▶ PROMPT: Return only those lines from the line containing "Convert this chart" to the line containing "import seaborn as sns", both included, and please omit the pictures.

▶ MATERIAL PROVIDED:

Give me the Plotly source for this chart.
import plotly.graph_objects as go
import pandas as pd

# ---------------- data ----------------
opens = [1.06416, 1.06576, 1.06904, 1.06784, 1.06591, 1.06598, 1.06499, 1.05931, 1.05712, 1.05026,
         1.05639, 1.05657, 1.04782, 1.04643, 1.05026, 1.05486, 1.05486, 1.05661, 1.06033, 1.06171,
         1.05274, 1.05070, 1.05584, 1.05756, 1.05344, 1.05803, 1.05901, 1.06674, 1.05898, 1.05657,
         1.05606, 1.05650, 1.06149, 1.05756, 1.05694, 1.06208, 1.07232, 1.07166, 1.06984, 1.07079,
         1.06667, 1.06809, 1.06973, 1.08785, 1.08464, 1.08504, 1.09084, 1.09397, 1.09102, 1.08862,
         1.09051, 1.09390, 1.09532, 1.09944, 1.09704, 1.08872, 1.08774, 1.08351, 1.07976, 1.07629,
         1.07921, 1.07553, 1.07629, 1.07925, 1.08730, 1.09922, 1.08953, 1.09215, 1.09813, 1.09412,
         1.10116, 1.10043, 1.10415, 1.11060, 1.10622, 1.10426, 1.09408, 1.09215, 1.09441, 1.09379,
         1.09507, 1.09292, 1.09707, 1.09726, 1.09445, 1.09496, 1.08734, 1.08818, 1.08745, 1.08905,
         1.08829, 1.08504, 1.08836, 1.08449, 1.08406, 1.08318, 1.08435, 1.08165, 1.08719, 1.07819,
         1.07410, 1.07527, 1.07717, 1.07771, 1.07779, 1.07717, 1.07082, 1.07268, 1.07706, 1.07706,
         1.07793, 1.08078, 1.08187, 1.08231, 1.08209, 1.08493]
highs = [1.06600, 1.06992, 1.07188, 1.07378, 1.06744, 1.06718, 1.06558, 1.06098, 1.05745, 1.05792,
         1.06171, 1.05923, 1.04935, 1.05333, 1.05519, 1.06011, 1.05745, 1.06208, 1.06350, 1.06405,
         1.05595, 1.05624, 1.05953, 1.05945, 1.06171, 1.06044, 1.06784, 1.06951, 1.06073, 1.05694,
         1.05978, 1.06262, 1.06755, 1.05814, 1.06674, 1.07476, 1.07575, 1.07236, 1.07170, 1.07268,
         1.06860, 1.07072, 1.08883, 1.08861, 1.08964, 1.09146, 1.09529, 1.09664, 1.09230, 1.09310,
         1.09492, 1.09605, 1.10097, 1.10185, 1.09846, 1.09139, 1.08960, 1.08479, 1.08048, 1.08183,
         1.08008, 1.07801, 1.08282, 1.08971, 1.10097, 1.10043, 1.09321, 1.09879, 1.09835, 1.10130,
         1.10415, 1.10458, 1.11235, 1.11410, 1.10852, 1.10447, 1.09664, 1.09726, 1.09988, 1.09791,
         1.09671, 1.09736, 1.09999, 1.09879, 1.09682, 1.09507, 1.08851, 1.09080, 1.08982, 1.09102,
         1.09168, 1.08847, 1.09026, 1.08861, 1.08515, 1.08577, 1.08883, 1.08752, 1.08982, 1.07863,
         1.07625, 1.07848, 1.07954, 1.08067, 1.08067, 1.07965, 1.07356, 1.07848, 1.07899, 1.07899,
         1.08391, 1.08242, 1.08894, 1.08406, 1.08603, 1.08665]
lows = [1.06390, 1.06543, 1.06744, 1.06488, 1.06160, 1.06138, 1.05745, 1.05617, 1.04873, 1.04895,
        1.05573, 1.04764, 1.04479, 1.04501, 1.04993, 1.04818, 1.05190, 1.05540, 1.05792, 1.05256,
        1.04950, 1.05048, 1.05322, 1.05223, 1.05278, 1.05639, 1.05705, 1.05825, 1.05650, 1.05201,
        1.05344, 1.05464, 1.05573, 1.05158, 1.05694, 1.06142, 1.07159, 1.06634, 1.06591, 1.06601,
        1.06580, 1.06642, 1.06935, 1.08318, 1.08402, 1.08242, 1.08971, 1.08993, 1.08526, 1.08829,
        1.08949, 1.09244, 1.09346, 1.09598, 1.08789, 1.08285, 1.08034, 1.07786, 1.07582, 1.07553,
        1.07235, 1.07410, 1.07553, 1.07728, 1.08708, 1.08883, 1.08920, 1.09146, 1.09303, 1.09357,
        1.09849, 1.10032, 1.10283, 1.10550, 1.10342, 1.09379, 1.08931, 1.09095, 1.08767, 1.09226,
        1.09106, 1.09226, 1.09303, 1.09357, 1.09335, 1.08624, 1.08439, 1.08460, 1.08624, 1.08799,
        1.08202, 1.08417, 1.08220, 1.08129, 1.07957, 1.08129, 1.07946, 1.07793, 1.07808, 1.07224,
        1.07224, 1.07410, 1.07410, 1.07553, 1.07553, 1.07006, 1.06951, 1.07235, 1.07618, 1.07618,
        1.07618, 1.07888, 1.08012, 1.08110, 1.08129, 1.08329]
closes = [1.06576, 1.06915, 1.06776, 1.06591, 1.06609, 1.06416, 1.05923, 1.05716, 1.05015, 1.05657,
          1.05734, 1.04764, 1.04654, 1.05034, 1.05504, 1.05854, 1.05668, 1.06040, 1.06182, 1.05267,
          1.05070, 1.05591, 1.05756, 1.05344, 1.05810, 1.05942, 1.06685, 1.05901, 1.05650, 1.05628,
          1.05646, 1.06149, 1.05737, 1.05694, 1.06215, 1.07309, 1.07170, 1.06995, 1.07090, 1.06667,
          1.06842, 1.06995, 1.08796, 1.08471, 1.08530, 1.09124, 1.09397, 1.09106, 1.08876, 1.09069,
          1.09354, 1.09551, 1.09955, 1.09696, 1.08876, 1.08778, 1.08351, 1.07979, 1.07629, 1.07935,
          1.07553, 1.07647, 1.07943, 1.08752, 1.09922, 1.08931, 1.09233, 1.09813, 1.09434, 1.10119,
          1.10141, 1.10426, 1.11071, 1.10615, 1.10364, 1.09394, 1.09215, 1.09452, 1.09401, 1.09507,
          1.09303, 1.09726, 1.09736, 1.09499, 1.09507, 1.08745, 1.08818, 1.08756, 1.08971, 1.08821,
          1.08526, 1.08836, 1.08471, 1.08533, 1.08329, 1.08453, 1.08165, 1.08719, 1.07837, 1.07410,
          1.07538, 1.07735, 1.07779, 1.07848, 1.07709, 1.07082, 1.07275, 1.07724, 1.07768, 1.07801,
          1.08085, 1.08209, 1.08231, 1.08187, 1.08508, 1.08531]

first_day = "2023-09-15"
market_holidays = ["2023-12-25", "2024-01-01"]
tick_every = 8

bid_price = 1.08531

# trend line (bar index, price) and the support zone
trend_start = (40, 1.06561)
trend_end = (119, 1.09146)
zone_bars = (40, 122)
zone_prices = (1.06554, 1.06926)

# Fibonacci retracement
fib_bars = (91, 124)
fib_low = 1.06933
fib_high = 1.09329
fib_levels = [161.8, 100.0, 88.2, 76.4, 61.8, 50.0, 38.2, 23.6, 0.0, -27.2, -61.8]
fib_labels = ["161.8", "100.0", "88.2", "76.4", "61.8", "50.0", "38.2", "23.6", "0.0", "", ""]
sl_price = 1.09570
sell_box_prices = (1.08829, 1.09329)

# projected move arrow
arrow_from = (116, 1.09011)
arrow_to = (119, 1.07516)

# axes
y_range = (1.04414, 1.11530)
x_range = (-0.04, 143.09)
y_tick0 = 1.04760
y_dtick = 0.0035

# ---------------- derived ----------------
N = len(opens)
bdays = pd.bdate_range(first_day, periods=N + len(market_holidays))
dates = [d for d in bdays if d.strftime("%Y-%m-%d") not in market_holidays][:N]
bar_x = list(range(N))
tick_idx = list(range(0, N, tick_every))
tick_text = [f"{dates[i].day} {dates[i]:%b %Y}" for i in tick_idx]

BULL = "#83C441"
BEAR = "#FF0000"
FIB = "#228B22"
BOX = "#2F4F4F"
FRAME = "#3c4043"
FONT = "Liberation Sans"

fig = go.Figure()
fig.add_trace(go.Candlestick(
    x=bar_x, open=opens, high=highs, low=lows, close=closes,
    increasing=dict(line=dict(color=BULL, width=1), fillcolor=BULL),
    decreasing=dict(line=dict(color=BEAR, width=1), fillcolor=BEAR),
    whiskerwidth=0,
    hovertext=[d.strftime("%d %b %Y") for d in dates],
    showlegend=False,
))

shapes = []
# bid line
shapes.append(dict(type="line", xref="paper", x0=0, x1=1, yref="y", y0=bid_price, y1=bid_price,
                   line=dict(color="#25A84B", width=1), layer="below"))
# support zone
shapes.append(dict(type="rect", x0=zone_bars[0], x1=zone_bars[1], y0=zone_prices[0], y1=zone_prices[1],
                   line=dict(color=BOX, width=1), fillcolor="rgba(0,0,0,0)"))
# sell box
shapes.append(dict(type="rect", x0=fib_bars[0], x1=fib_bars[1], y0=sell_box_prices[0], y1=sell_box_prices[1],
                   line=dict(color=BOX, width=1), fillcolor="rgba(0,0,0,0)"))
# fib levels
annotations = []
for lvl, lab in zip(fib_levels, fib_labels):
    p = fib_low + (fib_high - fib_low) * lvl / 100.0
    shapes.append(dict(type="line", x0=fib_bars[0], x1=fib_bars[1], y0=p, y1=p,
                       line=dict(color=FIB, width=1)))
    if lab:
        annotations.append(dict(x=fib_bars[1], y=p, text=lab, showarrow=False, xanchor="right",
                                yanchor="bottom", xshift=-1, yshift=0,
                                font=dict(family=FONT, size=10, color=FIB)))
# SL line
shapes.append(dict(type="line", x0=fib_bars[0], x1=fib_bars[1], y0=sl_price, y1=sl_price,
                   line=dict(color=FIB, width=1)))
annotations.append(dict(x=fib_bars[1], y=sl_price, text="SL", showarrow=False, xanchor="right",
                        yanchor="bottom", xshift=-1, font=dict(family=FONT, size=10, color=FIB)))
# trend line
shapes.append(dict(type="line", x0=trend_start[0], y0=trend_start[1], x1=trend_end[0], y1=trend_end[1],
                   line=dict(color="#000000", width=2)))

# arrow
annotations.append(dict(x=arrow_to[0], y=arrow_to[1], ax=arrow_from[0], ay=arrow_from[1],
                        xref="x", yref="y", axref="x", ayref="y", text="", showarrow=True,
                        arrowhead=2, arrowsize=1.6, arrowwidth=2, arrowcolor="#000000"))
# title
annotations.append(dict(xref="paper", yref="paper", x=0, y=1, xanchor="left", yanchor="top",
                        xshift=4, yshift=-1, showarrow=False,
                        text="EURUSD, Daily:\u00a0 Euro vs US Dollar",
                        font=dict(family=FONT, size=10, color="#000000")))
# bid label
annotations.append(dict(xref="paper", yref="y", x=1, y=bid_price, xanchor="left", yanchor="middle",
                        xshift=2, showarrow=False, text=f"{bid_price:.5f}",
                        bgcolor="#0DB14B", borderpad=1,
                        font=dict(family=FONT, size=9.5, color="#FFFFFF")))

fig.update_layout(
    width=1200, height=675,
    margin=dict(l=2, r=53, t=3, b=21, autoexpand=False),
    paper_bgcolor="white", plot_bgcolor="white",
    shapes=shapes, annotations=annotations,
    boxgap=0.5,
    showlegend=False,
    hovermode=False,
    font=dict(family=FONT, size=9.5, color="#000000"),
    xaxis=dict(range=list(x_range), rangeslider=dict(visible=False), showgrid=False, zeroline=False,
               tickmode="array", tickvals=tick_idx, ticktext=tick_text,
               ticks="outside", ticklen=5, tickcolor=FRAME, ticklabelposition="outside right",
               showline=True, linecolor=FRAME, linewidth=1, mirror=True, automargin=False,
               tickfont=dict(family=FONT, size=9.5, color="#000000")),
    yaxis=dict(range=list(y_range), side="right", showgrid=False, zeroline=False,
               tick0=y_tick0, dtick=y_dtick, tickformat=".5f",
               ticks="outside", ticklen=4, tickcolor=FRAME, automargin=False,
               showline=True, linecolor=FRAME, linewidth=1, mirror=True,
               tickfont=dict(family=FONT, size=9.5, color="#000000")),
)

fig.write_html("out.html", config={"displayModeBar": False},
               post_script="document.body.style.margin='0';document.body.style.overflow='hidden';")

...

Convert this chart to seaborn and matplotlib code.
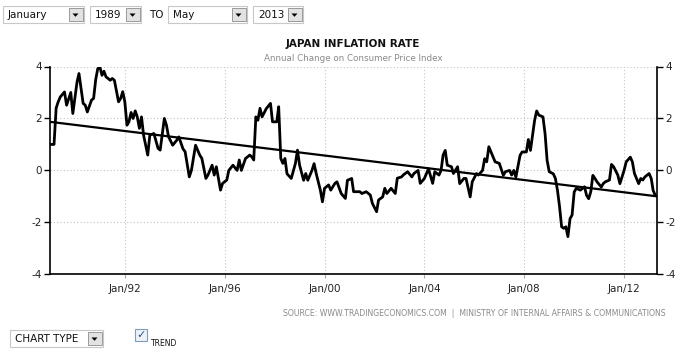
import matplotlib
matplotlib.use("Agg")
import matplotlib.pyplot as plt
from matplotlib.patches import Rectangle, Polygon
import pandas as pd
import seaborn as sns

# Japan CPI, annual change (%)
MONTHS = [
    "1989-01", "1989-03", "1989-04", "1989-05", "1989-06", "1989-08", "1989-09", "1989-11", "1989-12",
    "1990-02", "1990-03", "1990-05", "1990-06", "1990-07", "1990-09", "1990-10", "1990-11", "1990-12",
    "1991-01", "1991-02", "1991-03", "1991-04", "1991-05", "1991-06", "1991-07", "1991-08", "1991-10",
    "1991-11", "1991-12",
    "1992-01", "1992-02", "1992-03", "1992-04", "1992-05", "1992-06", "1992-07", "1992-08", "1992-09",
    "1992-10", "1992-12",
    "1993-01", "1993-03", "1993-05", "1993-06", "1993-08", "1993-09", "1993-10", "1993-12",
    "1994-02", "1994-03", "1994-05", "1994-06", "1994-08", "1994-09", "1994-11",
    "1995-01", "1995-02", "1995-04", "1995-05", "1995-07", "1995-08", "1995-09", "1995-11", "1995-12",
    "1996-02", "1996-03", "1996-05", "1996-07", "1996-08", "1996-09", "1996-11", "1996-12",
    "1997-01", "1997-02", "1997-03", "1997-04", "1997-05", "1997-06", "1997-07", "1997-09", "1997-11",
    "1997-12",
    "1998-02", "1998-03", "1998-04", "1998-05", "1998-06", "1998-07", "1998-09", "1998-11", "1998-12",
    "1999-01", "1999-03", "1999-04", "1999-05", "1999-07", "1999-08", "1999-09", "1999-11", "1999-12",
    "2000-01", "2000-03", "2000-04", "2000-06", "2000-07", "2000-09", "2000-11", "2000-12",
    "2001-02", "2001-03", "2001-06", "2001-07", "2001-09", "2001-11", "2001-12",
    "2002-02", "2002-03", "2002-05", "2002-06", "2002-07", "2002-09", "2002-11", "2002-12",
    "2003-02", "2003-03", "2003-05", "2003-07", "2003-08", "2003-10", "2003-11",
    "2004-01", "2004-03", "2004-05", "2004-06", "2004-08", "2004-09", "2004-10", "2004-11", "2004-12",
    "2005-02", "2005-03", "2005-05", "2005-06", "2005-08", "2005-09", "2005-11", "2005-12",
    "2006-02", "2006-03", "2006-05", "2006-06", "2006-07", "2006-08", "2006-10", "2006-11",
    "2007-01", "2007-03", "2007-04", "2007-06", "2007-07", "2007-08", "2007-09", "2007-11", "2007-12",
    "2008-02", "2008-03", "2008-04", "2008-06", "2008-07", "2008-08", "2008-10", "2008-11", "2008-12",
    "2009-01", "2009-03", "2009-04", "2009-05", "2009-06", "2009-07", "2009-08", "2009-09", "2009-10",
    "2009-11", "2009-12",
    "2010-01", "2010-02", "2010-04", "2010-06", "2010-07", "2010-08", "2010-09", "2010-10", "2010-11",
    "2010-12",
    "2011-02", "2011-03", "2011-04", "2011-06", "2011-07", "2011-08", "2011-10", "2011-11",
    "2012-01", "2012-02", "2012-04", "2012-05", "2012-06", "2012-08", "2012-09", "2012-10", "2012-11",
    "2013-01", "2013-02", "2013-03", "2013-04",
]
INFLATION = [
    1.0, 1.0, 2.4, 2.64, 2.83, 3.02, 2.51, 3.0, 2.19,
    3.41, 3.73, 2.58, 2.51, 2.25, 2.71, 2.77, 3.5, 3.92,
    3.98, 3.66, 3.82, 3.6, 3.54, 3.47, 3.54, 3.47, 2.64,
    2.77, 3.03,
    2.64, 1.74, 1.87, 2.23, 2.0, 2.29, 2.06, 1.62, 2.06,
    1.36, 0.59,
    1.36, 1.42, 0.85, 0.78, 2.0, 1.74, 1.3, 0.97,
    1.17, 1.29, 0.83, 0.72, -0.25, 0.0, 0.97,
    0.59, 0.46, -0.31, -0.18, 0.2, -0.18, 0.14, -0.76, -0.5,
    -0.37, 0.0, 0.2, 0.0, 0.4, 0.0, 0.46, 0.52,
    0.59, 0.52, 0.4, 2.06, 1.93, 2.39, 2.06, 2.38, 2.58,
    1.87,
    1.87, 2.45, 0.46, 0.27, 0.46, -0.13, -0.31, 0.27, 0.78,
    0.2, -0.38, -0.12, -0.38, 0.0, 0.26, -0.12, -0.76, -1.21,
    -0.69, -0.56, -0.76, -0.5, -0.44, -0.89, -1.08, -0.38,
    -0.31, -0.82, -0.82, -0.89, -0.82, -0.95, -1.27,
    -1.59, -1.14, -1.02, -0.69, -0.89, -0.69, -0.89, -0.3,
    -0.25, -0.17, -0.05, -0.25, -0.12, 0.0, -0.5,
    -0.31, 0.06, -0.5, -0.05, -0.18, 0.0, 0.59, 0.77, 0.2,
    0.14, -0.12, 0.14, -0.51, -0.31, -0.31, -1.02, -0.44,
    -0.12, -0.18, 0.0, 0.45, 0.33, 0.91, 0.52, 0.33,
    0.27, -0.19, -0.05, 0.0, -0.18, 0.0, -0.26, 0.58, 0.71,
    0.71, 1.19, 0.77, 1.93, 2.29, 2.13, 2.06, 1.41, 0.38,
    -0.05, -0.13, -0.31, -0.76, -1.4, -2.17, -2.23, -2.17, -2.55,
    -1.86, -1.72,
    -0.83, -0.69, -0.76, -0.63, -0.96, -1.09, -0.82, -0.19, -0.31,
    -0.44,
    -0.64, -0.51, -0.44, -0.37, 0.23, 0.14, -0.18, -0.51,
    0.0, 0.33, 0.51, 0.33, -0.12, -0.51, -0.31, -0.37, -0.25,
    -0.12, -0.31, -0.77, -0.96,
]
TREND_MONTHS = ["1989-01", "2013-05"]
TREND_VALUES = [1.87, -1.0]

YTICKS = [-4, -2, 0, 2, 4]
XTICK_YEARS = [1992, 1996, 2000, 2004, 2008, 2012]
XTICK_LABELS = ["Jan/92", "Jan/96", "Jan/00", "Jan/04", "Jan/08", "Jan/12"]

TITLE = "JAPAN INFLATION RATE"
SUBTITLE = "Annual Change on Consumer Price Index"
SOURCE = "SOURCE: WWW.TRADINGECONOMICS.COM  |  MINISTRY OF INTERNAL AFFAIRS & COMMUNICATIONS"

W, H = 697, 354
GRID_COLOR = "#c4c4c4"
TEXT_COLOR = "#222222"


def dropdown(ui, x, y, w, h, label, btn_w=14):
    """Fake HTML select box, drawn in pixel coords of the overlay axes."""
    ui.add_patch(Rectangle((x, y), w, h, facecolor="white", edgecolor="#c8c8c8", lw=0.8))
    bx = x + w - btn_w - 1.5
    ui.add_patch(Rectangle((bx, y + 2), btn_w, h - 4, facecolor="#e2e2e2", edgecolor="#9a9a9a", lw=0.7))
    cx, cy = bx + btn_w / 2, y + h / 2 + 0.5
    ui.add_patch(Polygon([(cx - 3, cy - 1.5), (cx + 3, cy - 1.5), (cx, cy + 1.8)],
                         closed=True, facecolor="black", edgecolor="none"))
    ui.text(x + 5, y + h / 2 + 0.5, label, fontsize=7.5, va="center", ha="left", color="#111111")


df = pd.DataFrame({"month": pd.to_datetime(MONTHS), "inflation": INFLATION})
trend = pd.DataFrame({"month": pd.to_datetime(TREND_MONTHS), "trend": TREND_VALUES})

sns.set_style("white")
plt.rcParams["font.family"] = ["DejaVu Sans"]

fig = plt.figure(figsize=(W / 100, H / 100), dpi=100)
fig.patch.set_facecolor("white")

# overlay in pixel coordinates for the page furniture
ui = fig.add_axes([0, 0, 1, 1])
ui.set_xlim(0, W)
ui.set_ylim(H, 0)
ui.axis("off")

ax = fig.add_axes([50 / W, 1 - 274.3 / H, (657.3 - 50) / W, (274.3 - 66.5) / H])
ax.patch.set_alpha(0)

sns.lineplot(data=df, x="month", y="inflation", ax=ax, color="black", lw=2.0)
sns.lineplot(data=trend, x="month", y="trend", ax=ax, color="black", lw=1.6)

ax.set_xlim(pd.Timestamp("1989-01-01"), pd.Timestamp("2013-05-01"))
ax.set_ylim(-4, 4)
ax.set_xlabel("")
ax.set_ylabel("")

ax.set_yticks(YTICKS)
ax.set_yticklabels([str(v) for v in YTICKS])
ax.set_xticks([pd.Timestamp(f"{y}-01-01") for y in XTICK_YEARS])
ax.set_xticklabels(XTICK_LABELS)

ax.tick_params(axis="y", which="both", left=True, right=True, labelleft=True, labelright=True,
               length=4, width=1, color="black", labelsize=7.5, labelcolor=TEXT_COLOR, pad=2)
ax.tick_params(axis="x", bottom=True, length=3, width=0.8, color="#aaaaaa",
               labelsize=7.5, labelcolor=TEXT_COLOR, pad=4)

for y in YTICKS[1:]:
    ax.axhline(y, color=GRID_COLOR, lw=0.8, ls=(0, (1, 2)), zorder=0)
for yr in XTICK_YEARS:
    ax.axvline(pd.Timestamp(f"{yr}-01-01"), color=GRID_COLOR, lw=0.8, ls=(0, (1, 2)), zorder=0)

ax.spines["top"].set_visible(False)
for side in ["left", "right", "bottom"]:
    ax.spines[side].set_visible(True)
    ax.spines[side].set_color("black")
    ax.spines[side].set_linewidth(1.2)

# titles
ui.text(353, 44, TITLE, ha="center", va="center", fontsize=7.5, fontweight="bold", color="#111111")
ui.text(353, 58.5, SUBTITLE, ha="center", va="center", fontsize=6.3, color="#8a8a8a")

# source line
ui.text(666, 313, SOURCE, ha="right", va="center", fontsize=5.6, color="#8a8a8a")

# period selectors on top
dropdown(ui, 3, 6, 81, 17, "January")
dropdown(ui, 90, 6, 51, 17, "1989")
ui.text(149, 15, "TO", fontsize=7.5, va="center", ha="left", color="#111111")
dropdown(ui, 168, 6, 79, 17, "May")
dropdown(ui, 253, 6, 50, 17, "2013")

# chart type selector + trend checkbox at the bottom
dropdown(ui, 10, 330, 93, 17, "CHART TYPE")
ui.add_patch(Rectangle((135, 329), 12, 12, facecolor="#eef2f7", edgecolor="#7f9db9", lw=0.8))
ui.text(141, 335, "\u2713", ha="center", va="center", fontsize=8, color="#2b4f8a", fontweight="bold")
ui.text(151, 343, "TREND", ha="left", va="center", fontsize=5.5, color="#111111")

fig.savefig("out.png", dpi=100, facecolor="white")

▶ TASK OUTPUT:
Convert this chart to seaborn and matplotlib code.
import matplotlib
matplotlib.use("Agg")
import matplotlib.pyplot as plt
from matplotlib.patches import Rectangle, Polygon
import pandas as pd
import seaborn as sns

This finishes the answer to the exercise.